-- Begin GIVEN MATERIAL --
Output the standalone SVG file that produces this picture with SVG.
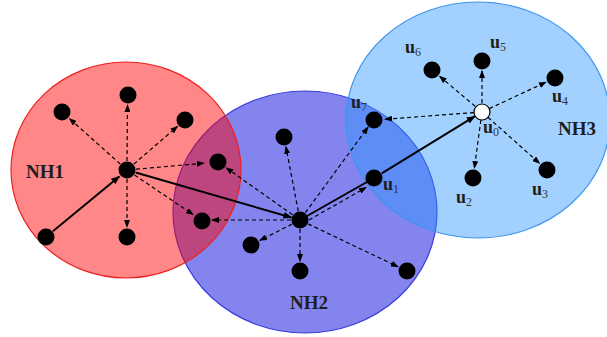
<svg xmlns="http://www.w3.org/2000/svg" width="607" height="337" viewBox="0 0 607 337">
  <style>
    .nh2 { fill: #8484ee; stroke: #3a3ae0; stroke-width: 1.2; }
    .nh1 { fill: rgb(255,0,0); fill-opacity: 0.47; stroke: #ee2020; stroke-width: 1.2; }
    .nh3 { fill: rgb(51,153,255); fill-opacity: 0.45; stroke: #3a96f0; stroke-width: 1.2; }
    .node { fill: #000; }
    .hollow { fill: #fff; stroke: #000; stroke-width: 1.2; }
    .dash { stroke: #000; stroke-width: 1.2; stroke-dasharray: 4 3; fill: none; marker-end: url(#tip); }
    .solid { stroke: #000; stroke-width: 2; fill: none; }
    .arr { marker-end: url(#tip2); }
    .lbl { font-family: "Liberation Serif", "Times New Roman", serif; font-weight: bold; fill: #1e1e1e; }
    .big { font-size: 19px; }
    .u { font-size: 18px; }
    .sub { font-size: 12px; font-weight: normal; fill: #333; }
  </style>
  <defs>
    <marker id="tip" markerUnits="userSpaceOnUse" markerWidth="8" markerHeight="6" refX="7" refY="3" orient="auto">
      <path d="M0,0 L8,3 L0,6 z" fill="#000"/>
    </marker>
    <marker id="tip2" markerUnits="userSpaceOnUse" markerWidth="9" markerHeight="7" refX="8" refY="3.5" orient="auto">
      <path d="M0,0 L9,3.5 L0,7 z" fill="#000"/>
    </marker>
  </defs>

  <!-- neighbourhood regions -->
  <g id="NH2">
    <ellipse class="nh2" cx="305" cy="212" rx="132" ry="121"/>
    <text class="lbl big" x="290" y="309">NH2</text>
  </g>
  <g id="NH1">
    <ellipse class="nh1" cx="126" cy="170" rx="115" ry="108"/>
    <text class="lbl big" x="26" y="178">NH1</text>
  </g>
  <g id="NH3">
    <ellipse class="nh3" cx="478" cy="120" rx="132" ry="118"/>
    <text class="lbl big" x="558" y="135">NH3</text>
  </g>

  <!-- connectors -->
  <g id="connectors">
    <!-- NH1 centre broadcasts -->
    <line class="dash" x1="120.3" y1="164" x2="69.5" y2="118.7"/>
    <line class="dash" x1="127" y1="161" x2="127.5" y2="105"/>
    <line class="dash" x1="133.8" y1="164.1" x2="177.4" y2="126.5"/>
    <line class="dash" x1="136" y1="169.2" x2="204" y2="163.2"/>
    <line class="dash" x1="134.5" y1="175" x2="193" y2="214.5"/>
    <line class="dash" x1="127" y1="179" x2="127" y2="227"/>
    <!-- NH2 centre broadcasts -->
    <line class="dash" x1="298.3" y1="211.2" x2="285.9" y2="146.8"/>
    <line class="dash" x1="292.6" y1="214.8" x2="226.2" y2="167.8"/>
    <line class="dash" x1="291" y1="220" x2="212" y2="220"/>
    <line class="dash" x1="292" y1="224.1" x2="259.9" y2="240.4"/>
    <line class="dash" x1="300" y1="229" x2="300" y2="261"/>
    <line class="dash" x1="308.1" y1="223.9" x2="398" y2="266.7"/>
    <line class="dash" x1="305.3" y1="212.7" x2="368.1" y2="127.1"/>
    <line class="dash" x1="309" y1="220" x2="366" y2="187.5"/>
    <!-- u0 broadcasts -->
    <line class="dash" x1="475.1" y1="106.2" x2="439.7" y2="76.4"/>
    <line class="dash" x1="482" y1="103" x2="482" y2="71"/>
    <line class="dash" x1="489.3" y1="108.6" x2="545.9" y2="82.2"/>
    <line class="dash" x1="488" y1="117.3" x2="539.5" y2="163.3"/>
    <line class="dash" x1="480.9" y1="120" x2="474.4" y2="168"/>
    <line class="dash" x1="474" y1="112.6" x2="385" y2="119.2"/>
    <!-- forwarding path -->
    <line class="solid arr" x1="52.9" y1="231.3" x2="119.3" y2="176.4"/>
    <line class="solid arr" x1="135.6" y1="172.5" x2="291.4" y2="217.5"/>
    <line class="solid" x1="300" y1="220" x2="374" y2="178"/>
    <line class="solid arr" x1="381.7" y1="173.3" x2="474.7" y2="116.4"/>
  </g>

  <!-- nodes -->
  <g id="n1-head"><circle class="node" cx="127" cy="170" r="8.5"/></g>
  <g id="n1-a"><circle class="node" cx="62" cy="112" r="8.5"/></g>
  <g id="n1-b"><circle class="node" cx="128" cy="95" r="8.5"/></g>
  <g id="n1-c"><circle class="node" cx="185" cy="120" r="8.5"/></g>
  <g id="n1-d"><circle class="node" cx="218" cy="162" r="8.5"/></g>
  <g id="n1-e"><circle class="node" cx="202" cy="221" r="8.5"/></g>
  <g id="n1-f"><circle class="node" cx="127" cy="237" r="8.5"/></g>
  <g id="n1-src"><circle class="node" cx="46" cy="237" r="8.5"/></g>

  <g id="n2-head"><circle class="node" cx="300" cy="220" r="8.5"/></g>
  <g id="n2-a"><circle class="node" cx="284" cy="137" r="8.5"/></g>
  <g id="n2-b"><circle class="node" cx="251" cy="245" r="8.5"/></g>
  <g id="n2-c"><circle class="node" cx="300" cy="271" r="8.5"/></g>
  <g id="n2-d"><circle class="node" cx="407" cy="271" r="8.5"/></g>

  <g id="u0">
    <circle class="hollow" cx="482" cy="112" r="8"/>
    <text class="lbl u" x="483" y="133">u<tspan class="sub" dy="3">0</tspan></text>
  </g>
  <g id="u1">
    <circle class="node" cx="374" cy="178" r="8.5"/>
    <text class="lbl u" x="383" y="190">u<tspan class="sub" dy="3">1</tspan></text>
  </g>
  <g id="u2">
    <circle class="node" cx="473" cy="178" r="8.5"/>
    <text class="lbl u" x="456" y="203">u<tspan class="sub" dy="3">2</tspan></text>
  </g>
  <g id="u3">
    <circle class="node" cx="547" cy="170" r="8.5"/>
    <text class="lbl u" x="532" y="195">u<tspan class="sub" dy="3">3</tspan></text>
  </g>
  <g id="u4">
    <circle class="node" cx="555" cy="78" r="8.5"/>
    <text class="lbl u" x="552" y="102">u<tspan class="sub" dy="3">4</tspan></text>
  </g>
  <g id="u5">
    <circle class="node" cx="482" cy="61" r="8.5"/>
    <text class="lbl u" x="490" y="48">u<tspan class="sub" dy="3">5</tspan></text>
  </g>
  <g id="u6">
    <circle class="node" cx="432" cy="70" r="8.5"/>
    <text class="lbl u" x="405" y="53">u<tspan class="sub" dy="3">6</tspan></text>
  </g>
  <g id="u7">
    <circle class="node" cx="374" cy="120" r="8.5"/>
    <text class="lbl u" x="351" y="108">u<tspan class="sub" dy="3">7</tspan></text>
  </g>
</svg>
-- End GIVEN MATERIAL --
Transcribe all the data word for word; the images stay out.

# SOLUTION TO THE EXERCISE
Output the standalone SVG file that produces this picture with SVG.
<svg xmlns="http://www.w3.org/2000/svg" width="607" height="337" viewBox="0 0 607 337">
  <style>
    .nh2 { fill: #8484ee; stroke: #3a3ae0; stroke-width: 1.2; }
    .nh1 { fill: rgb(255,0,0); fill-opacity: 0.47; stroke: #ee2020; stroke-width: 1.2; }
    .nh3 { fill: rgb(51,153,255); fill-opacity: 0.45; stroke: #3a96f0; stroke-width: 1.2; }
    .node { fill: #000; }
    .hollow { fill: #fff; stroke: #000; stroke-width: 1.2; }
    .dash { stroke: #000; stroke-width: 1.2; stroke-dasharray: 4 3; fill: none; marker-end: url(#tip); }
    .solid { stroke: #000; stroke-width: 2; fill: none; }
    .arr { marker-end: url(#tip2); }
    .lbl { font-family: "Liberation Serif", "Times New Roman", serif; font-weight: bold; fill: #1e1e1e; }
    .big { font-size: 19px; }
    .u { font-size: 18px; }
    .sub { font-size: 12px; font-weight: normal; fill: #333; }
  </style>
  <defs>
    <marker id="tip" markerUnits="userSpaceOnUse" markerWidth="8" markerHeight="6" refX="7" refY="3" orient="auto">
      <path d="M0,0 L8,3 L0,6 z" fill="#000"/>
    </marker>
    <marker id="tip2" markerUnits="userSpaceOnUse" markerWidth="9" markerHeight="7" refX="8" refY="3.5" orient="auto">
      <path d="M0,0 L9,3.5 L0,7 z" fill="#000"/>
    </marker>
  </defs>

  <!-- neighbourhood regions -->
  <g id="NH2">
    <ellipse class="nh2" cx="305" cy="212" rx="132" ry="121"/>
    <text class="lbl big" x="290" y="309">NH2</text>
  </g>
  <g id="NH1">
    <ellipse class="nh1" cx="126" cy="170" rx="115" ry="108"/>
    <text class="lbl big" x="26" y="178">NH1</text>
  </g>
  <g id="NH3">
    <ellipse class="nh3" cx="478" cy="120" rx="132" ry="118"/>
    <text class="lbl big" x="558" y="135">NH3</text>
  </g>

  <!-- connectors -->
  <g id="connectors">
    <!-- NH1 centre broadcasts -->
    <line class="dash" x1="120.3" y1="164" x2="69.5" y2="118.7"/>
    <line class="dash" x1="127" y1="161" x2="127.5" y2="105"/>
    <line class="dash" x1="133.8" y1="164.1" x2="177.4" y2="126.5"/>
    <line class="dash" x1="136" y1="169.2" x2="204" y2="163.2"/>
    <line class="dash" x1="134.5" y1="175" x2="193" y2="214.5"/>
    <line class="dash" x1="127" y1="179" x2="127" y2="227"/>
    <!-- NH2 centre broadcasts -->
    <line class="dash" x1="298.3" y1="211.2" x2="285.9" y2="146.8"/>
    <line class="dash" x1="292.6" y1="214.8" x2="226.2" y2="167.8"/>
    <line class="dash" x1="291" y1="220" x2="212" y2="220"/>
    <line class="dash" x1="292" y1="224.1" x2="259.9" y2="240.4"/>
    <line class="dash" x1="300" y1="229" x2="300" y2="261"/>
    <line class="dash" x1="308.1" y1="223.9" x2="398" y2="266.7"/>
    <line class="dash" x1="305.3" y1="212.7" x2="368.1" y2="127.1"/>
    <line class="dash" x1="309" y1="220" x2="366" y2="187.5"/>
    <!-- u0 broadcasts -->
    <line class="dash" x1="475.1" y1="106.2" x2="439.7" y2="76.4"/>
    <line class="dash" x1="482" y1="103" x2="482" y2="71"/>
    <line class="dash" x1="489.3" y1="108.6" x2="545.9" y2="82.2"/>
    <line class="dash" x1="488" y1="117.3" x2="539.5" y2="163.3"/>
    <line class="dash" x1="480.9" y1="120" x2="474.4" y2="168"/>
    <line class="dash" x1="474" y1="112.6" x2="385" y2="119.2"/>
    <!-- forwarding path -->
    <line class="solid arr" x1="52.9" y1="231.3" x2="119.3" y2="176.4"/>
    <line class="solid arr" x1="135.6" y1="172.5" x2="291.4" y2="217.5"/>
    <line class="solid" x1="300" y1="220" x2="374" y2="178"/>
    <line class="solid arr" x1="381.7" y1="173.3" x2="474.7" y2="116.4"/>
  </g>

  <!-- nodes -->
  <g id="n1-head"><circle class="node" cx="127" cy="170" r="8.5"/></g>
  <g id="n1-a"><circle class="node" cx="62" cy="112" r="8.5"/></g>
  <g id="n1-b"><circle class="node" cx="128" cy="95" r="8.5"/></g>
  <g id="n1-c"><circle class="node" cx="185" cy="120" r="8.5"/></g>
  <g id="n1-d"><circle class="node" cx="218" cy="162" r="8.5"/></g>
  <g id="n1-e"><circle class="node" cx="202" cy="221" r="8.5"/></g>
  <g id="n1-f"><circle class="node" cx="127" cy="237" r="8.5"/></g>
  <g id="n1-src"><circle class="node" cx="46" cy="237" r="8.5"/></g>

  <g id="n2-head"><circle class="node" cx="300" cy="220" r="8.5"/></g>
  <g id="n2-a"><circle class="node" cx="284" cy="137" r="8.5"/></g>
  <g id="n2-b"><circle class="node" cx="251" cy="245" r="8.5"/></g>
  <g id="n2-c"><circle class="node" cx="300" cy="271" r="8.5"/></g>
  <g id="n2-d"><circle class="node" cx="407" cy="271" r="8.5"/></g>

  <g id="u0">
    <circle class="hollow" cx="482" cy="112" r="8"/>
    <text class="lbl u" x="483" y="133">u<tspan class="sub" dy="3">0</tspan></text>
  </g>
  <g id="u1">
    <circle class="node" cx="374" cy="178" r="8.5"/>
    <text class="lbl u" x="383" y="190">u<tspan class="sub" dy="3">1</tspan></text>
  </g>
  <g id="u2">
    <circle class="node" cx="473" cy="178" r="8.5"/>
    <text class="lbl u" x="456" y="203">u<tspan class="sub" dy="3">2</tspan></text>
  </g>
  <g id="u3">
    <circle class="node" cx="547" cy="170" r="8.5"/>
    <text class="lbl u" x="532" y="195">u<tspan class="sub" dy="3">3</tspan></text>
  </g>
  <g id="u4">
    <circle class="node" cx="555" cy="78" r="8.5"/>
    <text class="lbl u" x="552" y="102">u<tspan class="sub" dy="3">4</tspan></text>
  </g>
  <g id="u5">
    <circle class="node" cx="482" cy="61" r="8.5"/>
    <text class="lbl u" x="490" y="48">u<tspan class="sub" dy="3">5</tspan></text>
  </g>
  <g id="u6">
    <circle class="node" cx="432" cy="70" r="8.5"/>
    <text class="lbl u" x="405" y="53">u<tspan class="sub" dy="3">6</tspan></text>
  </g>
  <g id="u7">
    <circle class="node" cx="374" cy="120" r="8.5"/>
    <text class="lbl u" x="351" y="108">u<tspan class="sub" dy="3">7</tspan></text>
  </g>
</svg>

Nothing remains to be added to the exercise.